======== Task data ========

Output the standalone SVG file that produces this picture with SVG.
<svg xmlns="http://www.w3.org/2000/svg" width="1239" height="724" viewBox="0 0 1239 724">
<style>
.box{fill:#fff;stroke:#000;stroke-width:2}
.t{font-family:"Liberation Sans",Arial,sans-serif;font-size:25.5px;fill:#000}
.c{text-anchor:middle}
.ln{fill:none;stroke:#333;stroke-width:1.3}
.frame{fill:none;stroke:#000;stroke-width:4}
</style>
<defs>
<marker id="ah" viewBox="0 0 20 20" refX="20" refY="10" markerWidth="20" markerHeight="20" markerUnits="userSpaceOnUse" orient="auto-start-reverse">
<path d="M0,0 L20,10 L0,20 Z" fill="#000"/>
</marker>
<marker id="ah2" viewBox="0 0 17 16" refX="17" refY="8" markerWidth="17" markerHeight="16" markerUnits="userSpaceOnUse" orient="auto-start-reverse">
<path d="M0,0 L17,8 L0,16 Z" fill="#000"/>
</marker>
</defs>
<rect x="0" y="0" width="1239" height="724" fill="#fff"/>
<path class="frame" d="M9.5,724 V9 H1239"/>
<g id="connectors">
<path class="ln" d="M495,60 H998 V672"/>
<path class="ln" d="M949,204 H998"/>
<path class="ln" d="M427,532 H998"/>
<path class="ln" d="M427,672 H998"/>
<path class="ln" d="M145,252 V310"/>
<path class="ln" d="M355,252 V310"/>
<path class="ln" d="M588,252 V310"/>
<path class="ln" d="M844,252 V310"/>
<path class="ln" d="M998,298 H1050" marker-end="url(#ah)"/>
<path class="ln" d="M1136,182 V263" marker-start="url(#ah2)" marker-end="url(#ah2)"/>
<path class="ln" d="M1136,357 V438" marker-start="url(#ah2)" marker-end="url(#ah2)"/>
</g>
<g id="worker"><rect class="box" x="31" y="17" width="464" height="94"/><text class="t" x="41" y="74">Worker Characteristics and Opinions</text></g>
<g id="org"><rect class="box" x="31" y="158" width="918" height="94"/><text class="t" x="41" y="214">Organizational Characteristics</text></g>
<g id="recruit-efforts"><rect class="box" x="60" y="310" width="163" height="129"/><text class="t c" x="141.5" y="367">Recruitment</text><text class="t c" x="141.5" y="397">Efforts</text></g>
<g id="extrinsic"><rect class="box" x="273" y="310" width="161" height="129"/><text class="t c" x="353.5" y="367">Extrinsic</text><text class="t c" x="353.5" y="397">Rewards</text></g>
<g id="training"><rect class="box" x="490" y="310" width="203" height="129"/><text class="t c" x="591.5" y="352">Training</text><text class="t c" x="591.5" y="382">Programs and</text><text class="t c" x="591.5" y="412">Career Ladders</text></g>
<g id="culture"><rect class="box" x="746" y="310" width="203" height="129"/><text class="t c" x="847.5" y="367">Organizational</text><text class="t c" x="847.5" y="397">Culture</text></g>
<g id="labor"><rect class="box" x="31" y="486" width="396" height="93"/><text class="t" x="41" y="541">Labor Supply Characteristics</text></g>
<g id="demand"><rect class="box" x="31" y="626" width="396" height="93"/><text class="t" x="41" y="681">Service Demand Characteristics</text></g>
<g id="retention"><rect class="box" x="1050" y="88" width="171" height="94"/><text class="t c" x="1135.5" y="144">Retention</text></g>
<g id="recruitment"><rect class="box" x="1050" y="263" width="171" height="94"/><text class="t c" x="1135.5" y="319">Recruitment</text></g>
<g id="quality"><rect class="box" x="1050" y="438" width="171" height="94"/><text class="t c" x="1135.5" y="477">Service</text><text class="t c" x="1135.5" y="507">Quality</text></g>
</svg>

========
======== Task data ========

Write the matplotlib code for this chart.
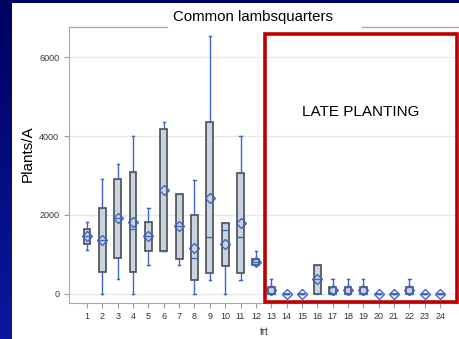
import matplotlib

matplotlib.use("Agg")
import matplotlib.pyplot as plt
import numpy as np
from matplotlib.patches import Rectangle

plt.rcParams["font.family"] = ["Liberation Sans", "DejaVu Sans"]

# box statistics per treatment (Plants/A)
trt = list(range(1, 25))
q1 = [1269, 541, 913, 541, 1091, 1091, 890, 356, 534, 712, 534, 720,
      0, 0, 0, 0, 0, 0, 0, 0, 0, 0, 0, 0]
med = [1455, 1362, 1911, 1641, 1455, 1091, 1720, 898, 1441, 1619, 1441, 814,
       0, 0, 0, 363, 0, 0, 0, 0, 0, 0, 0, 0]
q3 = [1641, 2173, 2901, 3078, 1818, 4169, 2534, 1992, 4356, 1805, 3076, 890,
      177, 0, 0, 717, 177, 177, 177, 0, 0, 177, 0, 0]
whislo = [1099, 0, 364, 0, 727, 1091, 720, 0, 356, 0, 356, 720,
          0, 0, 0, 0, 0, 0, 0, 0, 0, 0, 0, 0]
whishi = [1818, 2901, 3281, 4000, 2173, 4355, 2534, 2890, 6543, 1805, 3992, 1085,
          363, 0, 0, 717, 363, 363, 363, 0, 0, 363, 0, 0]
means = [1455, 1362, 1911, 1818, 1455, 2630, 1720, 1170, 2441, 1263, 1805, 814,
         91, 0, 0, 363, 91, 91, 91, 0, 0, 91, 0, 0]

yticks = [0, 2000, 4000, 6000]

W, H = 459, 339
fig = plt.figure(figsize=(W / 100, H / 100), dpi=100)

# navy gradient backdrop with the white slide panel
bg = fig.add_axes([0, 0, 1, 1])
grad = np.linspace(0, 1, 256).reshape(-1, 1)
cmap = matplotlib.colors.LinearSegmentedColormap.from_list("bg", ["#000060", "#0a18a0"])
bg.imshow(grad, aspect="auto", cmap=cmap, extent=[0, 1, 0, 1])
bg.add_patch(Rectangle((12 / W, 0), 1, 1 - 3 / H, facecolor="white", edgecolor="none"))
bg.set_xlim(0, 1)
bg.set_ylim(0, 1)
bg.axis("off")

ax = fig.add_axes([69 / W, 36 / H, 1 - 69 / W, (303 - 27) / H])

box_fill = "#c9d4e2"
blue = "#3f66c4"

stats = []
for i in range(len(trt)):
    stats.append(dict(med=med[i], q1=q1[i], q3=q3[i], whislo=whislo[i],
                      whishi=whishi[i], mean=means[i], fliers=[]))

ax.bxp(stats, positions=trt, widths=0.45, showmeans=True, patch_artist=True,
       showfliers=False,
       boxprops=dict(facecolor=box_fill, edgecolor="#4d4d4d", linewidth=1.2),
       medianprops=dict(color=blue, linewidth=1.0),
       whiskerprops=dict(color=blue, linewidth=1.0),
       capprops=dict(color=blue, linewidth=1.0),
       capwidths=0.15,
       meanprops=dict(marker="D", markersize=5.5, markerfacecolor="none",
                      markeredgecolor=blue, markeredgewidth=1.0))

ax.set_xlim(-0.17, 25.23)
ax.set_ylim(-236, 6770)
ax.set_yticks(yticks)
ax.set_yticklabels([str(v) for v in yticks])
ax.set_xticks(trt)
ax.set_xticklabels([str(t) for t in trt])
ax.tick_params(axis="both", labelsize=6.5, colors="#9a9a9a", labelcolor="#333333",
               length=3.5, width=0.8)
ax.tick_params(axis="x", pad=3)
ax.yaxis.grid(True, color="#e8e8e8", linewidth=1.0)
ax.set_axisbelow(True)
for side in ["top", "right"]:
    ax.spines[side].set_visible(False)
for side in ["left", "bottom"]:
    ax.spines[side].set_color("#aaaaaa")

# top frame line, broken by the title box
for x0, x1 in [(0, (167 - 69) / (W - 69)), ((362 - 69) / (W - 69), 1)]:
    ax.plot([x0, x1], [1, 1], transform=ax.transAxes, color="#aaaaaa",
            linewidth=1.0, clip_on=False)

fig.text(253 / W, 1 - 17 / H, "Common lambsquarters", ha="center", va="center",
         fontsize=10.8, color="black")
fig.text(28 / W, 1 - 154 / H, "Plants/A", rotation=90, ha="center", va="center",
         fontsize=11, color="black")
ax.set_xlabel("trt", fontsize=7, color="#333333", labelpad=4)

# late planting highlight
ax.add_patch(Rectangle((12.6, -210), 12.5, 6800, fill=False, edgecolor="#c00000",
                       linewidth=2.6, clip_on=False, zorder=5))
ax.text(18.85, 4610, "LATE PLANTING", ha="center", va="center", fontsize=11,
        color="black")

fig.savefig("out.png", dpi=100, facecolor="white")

========

Would you restate, exactly and with no pictures, the lines of the entries above from the one containing "Write the matplotlib code for this chart." through the one containing "yticks = [0, 2000, 4000, 6000]"?

Write the matplotlib code for this chart.
import matplotlib

matplotlib.use("Agg")
import matplotlib.pyplot as plt
import numpy as np
from matplotlib.patches import Rectangle

plt.rcParams["font.family"] = ["Liberation Sans", "DejaVu Sans"]

# box statistics per treatment (Plants/A)
trt = list(range(1, 25))
q1 = [1269, 541, 913, 541, 1091, 1091, 890, 356, 534, 712, 534, 720,
      0, 0, 0, 0, 0, 0, 0, 0, 0, 0, 0, 0]
med = [1455, 1362, 1911, 1641, 1455, 1091, 1720, 898, 1441, 1619, 1441, 814,
       0, 0, 0, 363, 0, 0, 0, 0, 0, 0, 0, 0]
q3 = [1641, 2173, 2901, 3078, 1818, 4169, 2534, 1992, 4356, 1805, 3076, 890,
      177, 0, 0, 717, 177, 177, 177, 0, 0, 177, 0, 0]
whislo = [1099, 0, 364, 0, 727, 1091, 720, 0, 356, 0, 356, 720,
          0, 0, 0, 0, 0, 0, 0, 0, 0, 0, 0, 0]
whishi = [1818, 2901, 3281, 4000, 2173, 4355, 2534, 2890, 6543, 1805, 3992, 1085,
          363, 0, 0, 717, 363, 363, 363, 0, 0, 363, 0, 0]
means = [1455, 1362, 1911, 1818, 1455, 2630, 1720, 1170, 2441, 1263, 1805, 814,
         91, 0, 0, 363, 91, 91, 91, 0, 0, 91, 0, 0]

yticks = [0, 2000, 4000, 6000]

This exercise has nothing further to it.